### [PROBLEM TO SOLVE]
Copy out all of the material exactly.
*** RECORDED DATA
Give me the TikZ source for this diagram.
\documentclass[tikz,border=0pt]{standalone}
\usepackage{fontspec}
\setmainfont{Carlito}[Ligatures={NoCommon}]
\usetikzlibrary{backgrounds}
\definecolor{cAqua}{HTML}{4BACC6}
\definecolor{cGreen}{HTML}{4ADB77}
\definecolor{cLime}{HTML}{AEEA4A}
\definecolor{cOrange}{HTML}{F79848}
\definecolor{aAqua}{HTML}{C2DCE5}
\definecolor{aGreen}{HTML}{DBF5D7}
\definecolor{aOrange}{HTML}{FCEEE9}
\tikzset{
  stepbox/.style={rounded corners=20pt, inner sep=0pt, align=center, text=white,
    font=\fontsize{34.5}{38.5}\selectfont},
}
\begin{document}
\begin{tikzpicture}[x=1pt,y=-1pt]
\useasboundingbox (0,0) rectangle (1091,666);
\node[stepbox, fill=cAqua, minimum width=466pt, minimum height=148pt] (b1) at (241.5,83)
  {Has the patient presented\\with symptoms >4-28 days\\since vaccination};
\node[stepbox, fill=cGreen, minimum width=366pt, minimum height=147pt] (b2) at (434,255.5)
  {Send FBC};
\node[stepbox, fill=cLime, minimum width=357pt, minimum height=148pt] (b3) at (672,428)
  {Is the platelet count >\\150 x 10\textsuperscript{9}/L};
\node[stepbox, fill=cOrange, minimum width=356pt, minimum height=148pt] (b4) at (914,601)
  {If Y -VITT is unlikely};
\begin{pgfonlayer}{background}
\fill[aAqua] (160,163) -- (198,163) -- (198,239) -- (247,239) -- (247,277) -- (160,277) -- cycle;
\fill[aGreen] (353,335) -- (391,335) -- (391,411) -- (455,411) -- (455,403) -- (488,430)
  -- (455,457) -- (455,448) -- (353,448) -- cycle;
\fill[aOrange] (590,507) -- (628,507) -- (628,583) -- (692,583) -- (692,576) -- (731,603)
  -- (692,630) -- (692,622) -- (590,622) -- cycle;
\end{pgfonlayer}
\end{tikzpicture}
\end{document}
******
### [TASK RESPONSE]
Give me the TikZ source for this diagram.
\documentclass[tikz,border=0pt]{standalone}
\usepackage{fontspec}
\setmainfont{Carlito}[Ligatures={NoCommon}]
\usetikzlibrary{backgrounds}
\definecolor{cAqua}{HTML}{4BACC6}
\definecolor{cGreen}{HTML}{4ADB77}
\definecolor{cLime}{HTML}{AEEA4A}
\definecolor{cOrange}{HTML}{F79848}
\definecolor{aAqua}{HTML}{C2DCE5}
\definecolor{aGreen}{HTML}{DBF5D7}
\definecolor{aOrange}{HTML}{FCEEE9}
\tikzset{
  stepbox/.style={rounded corners=20pt, inner sep=0pt, align=center, text=white,
    font=\fontsize{34.5}{38.5}\selectfont},
}
\begin{document}
\begin{tikzpicture}[x=1pt,y=-1pt]
\useasboundingbox (0,0) rectangle (1091,666);
\node[stepbox, fill=cAqua, minimum width=466pt, minimum height=148pt] (b1) at (241.5,83)
  {Has the patient presented\\with symptoms >4-28 days\\since vaccination};
\node[stepbox, fill=cGreen, minimum width=366pt, minimum height=147pt] (b2) at (434,255.5)
  {Send FBC};
\node[stepbox, fill=cLime, minimum width=357pt, minimum height=148pt] (b3) at (672,428)
  {Is the platelet count >\\150 x 10\textsuperscript{9}/L};
\node[stepbox, fill=cOrange, minimum width=356pt, minimum height=148pt] (b4) at (914,601)
  {If Y -VITT is unlikely};
\begin{pgfonlayer}{background}
\fill[aAqua] (160,163) -- (198,163) -- (198,239) -- (247,239) -- (247,277) -- (160,277) -- cycle;
\fill[aGreen] (353,335) -- (391,335) -- (391,411) -- (455,411) -- (455,403) -- (488,430)
  -- (455,457) -- (455,448) -- (353,448) -- cycle;
\fill[aOrange] (590,507) -- (628,507) -- (628,583) -- (692,583) -- (692,576) -- (731,603)
  -- (692,630) -- (692,622) -- (590,622) -- cycle;
\end{pgfonlayer}
\end{tikzpicture}
\end{document}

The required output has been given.